Market research, on the other hand, is about reducing risk, even if it means bored employees have to attend more time-consuming meetings in airless conference rooms.

"Research can take a bit of risk out of a project, but you need to have a healthy balance and make sure the amount of research done is in the right proportion to the budget," says Ms Aldagh McDonogh, director of Alternatives, which provides marketing services to businesses on a contract basis.

Ms McDonogh believes large organisations sometimes develop an "everyone is involved" culture or a perfectionist approach that slows down decision-making processes, undermining productivity.

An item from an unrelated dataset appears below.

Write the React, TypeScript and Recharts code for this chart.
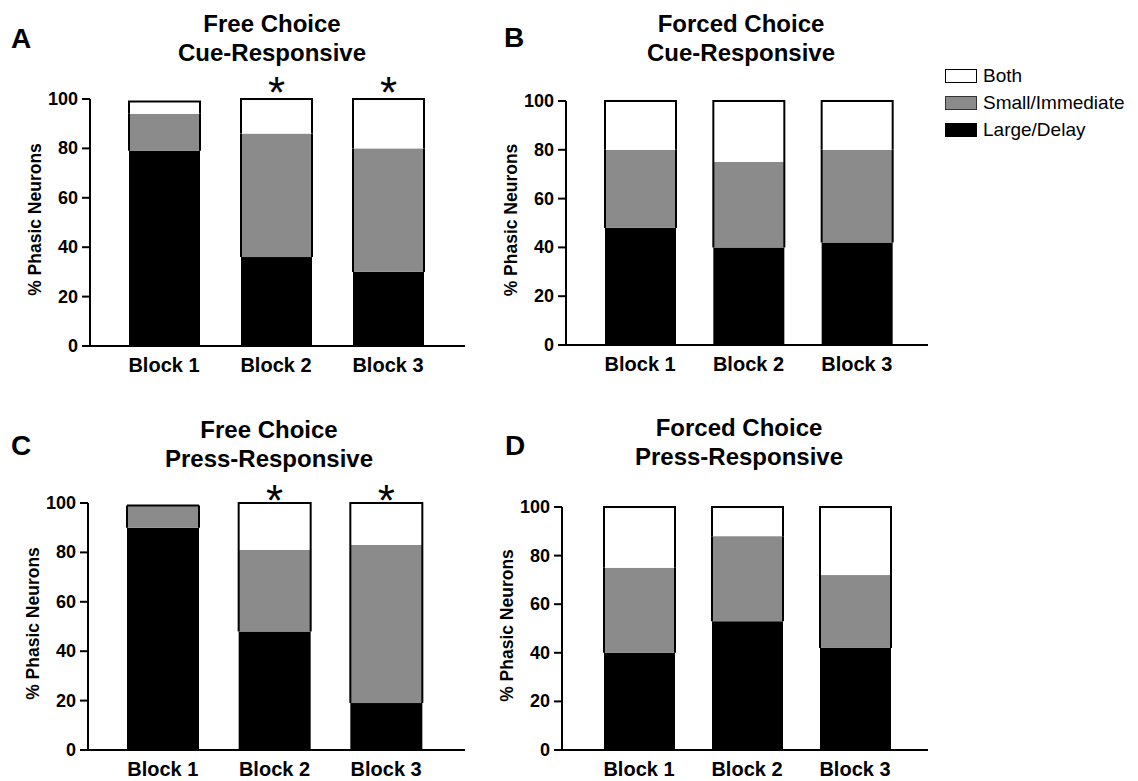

"Market research has an extremely valid role in grounding ideas so that money is not wasted. But there can be situations where no decision is ever made until it is validated by everyone, and paralysis sets in," she says.

Although clients will usually ask market researchers to run a number of focus groups, the numbers of people involved are still quite small, meaning that the results can easily be skewed in a misleading direction that does not accurately represent the tastes of consumers on the whole.

According to Mr Andrew Johnson, director of market researchers MORI/ MRC, companies should avoid taking individual comments at face value and instead use focus-group research in conjunction with large-scale quantitative surveys.

"Focus groups are different from opinion polls because they are more in-depth, they scratch beneath the surface to discover what underlies people's perceptions and attitudes. But the results need to be interpreted carefully and thoroughly," he says. Statements gathered from the focus groups may identify how questions should be phrased in any follow-up surveys.

Mr Farrell agrees that focus group discussions simply add flesh to hard data; a negative reaction to a product from a handful of focus groups shouldn't be used as the reason to reject an idea outright and go back to the drawing board. "You can't really make any assumptions from what a relatively small number of people say when they sit in a room for about an hour," he says.

Some entrepreneurs like Mr James Dyson, creator of a successful brand of vacuum cleaner that tested negatively during market research, and Mr Tim Waterstone, founder of the bookshop chain Waterstones, believe that manufacturers and service providers should try to stay ahead of consumers instead of constantly looking to them for ideas and answers.

According to Mr Waterstone, entrepreneurs regard themselves as one-person focus groups with the courage of their convictions to believe that their idea will work. Their unwillingness to consult anyone else is why entrepreneurs set up their own businesses, instead of becoming "intrapreneurs", who attempt to produce innovative ideas within the confines of large organisations.

"Of course, market research is not foolproof," notes Ms McDonogh at Alternatives. "There's a history of great successes that researched badly and products that researched well but failed on the market." But they are "rare enough", she adds.

While market research should be used by businesses as a tool rather than a restraint, a lukewarm reception from a focus group can and should make at least some difference to whether or not a project is given the green light.

"If you get negative results, you should go back and probe why, but research is expensive. There's absolutely no point in doing it, if you're going to just ignore it," she concludes.